Donald Trump Planning To ‘Spare No Expense’ To Fix Alaska Earthquake Damage

Large cracks in a road in Alaska following the 2002 earthquake
Alaska Department of Transportation / Getty Images

A massive earthquake hit Alaska, around the major city of Anchorage, early on Friday. The 7.0 magnitude quake resulted in major infrastructure damage, and aircraft bound for Anchorage had to be diverted elsewhere over the damage to the airport runways.

As reported by the Washington Times, President Donald Trump responded to the crisis in his usual way: With a message over Twitter. Aside from offering blessings to the people of Alaska as they recover from this disaster, he also added that the government will give whatever it takes to fix any damage.

“To the Great people of Alaska. You have been hit hard by a ‘big one,'” Trump tweeted. “Please follow the directions of the highly trained professionals who are there to help you. Your Federal Government will spare no expense. God Bless you ALL!”

Vice President Mike Pence also shared a message of support for Alaskans.

“We are with you Alaska. Our prayers are with you. God Bless,” he tweeted. And White House press secretary Sarah Huckabee Sanders also chimed in.

“We are praying for the safety of all Alaskans!” she tweeted.

Trump is currently in Buenos Aires, Argentina, where he is attending the G20 summit with other major world leaders.

Shortly after the quake hit the northern state, the USGS released the somewhat non-comforting news that Alaska could experience up to 1,000 aftershocks in the 24 hours following. There is approximately a 78 percent chance of at least 23 aftershocks measuring over 5.0 on the Richter scale in the space of the next week, according to CNN.

The USGS has also estimated the sheer dollar value loss that comes with the destruction of infrastructure and homes in the state. There is a 35 percent chance that the losses will tally up to between $100 million to $1 billion, with a 25 percent chance that the losses will be more than $1 billion.
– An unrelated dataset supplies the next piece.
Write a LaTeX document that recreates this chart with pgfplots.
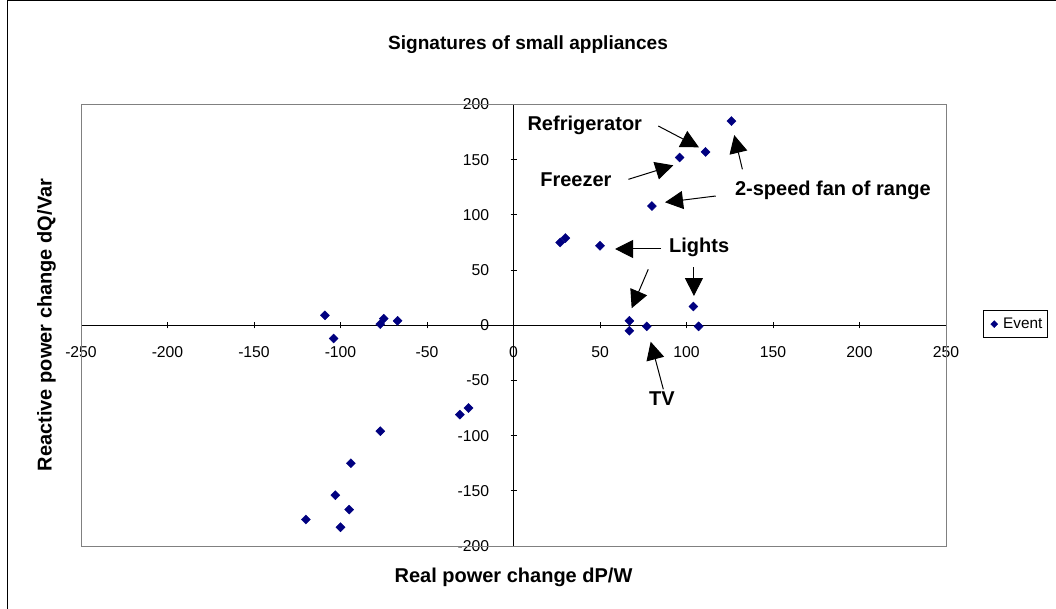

The airport at Anchorage, Ted Stevens International Airport, has been able to reopen since the earthquake, with flights both arriving and departing from the airport. Passengers making use of the airport have been warned that they could experience delays. Alaskan Airlines have issued a statement that travel waivers will be given out to passengers who are severely affected by the delays.

Plenty of other residents are being affected by wide spread power outages following the quake. According to Alaska’s Municipal Light and Power, between 7,000 and 10,000 ML&P customers were left without power. Despite this, ML&P tweeted that there was no damage to generation infrastructure, and that crews had been dispatched to get the grid back online.